A dialogue was immediately set up between materials. Rough dark timber structures challenged the viewer to enter the intimate space; a wall of hay bales invited you to hide inside them. The promise of sanctuary. Between these two extremes lay a small platform - a secluded stage? On the stage lay a cardboard castle reminiscent of king Rollo-style animation. In this small space - between foreboding structures of make-do carpentry and the wall of hay bales the viewer experienced a feeling reminiscent of childhood or was it, perhaps, simply a powerful feeling of place? The castle was a set of walls among walls. What lay within the castle? Was it merely a replica plaything or a vessel for secrets locked up? lnside this dark intimate space the viewer was given a choice of fight or flight.
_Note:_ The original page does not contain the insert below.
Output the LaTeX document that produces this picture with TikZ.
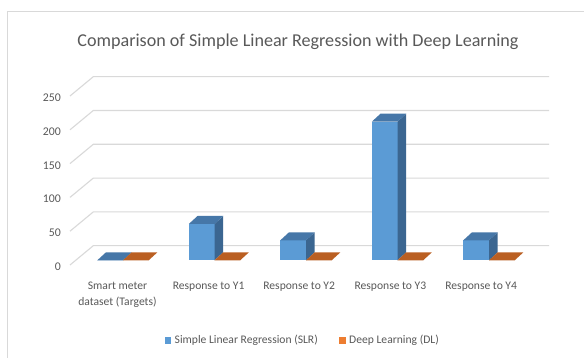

Stand and face your demons or run and hide in the hay. Have a screaming tantrum or an adult conversation. Hastie created a place where he and the viewer could re-look at life from the safety of a haven. A place which on the surface seemed falsely tranquil.

The analogy of toys and childhood had been drawn out of the work, but an uncertain, dark feeling was far stronger and much harder to articulate. The environment enveloped you as you entered the space, which was far more indicative of childish feelings than the scattered signs that lay about. It was a mixed feeling that wandered between security and facing up to harsh reality.
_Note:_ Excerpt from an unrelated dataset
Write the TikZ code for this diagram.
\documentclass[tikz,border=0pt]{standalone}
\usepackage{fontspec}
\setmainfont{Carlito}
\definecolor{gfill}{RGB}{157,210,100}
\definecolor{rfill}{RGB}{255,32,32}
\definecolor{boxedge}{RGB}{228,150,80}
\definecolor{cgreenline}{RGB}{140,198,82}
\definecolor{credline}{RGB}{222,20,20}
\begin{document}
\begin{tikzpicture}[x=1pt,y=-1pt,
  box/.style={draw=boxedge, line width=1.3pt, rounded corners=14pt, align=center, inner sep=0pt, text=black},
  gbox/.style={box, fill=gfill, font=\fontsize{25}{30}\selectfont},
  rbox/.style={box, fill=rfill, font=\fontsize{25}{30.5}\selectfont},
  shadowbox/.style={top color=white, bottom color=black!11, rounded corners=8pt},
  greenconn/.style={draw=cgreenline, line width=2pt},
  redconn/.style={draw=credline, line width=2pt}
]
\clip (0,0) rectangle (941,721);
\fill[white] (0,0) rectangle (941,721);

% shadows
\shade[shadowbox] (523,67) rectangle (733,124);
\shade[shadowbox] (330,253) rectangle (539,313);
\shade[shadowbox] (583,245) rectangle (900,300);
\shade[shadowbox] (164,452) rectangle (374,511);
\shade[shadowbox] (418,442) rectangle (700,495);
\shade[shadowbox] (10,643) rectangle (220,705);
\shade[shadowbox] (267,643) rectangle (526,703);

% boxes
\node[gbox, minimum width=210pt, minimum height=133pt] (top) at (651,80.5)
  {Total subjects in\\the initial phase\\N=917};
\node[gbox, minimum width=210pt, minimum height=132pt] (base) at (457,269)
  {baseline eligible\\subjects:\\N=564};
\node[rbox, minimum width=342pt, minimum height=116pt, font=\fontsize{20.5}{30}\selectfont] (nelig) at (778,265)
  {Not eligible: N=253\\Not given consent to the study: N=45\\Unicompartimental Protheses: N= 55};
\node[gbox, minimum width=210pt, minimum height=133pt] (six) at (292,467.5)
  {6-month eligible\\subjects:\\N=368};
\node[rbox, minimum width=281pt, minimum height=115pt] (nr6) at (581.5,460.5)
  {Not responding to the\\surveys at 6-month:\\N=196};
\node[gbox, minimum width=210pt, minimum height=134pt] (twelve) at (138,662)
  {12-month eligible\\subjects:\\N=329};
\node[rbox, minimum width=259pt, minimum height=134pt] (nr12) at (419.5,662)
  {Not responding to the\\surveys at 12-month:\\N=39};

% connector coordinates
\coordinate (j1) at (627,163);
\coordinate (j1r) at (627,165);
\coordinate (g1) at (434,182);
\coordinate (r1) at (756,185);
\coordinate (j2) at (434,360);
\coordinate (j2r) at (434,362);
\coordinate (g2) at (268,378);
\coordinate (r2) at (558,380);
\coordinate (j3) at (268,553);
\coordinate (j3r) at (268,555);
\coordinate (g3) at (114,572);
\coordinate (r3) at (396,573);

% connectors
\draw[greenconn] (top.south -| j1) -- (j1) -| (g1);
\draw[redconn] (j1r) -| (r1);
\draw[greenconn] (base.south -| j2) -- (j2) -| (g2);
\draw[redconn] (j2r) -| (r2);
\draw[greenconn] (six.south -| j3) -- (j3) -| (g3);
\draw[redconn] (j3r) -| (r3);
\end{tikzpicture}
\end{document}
'The Secluded Stage' was an intensely personal piece of work, yet once inside its belly it felt as though it belonged to the viewer equally. The work was autonomous in that it allowed the viewer to take authorship over that space and enter into a collective experience of childhood.
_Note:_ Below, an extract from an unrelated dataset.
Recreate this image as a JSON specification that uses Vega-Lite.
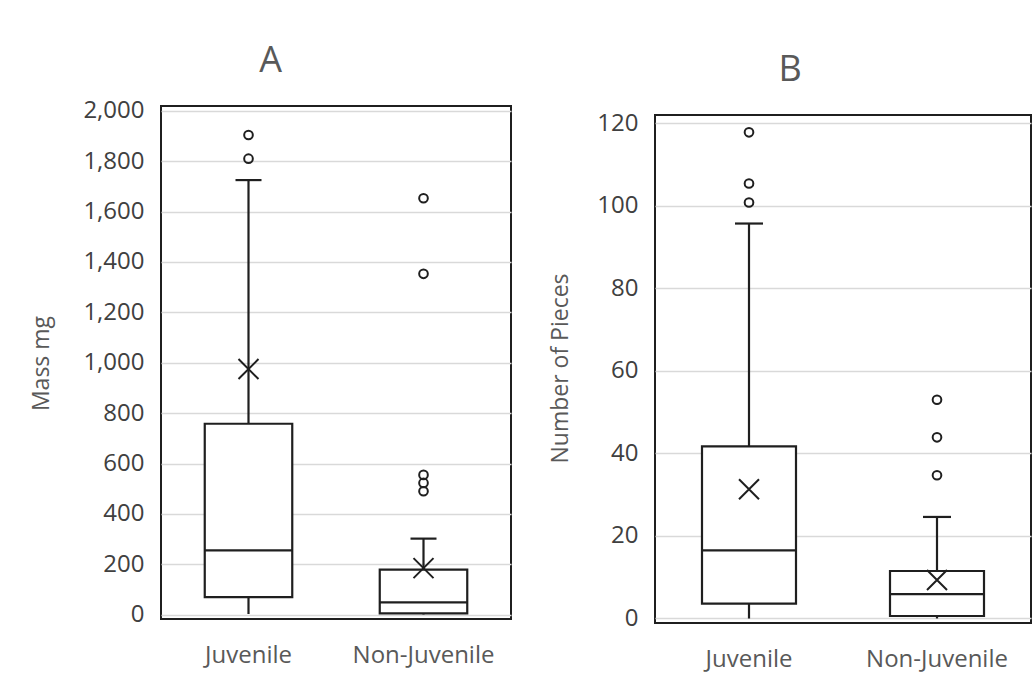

There were obvious Freudian analogies in the work. However a more powerful association came from the landscape. The materials used had universal and immediate links with the country, the roughly put together wood, neatly stacked, rich smelling hay and the dimly lit space reminiscent of old barns. The scale of the work was very physical and related to the body as a sheer mass of heavy large objects, which in turn dwarfed the castle on the stage. The immediate feeling was of being inside, of being part of the landscape.

But, the timber wasn't really that big and I didn't think I would fit through the hole in the hay. The stage didn't really hold my weight. The scale of the work was relative to a child. The slight scaling down was barely noticeable and tapped into a subconscious memory of childish feelings. Of going back to a safe place. Just for a moment the work took me there.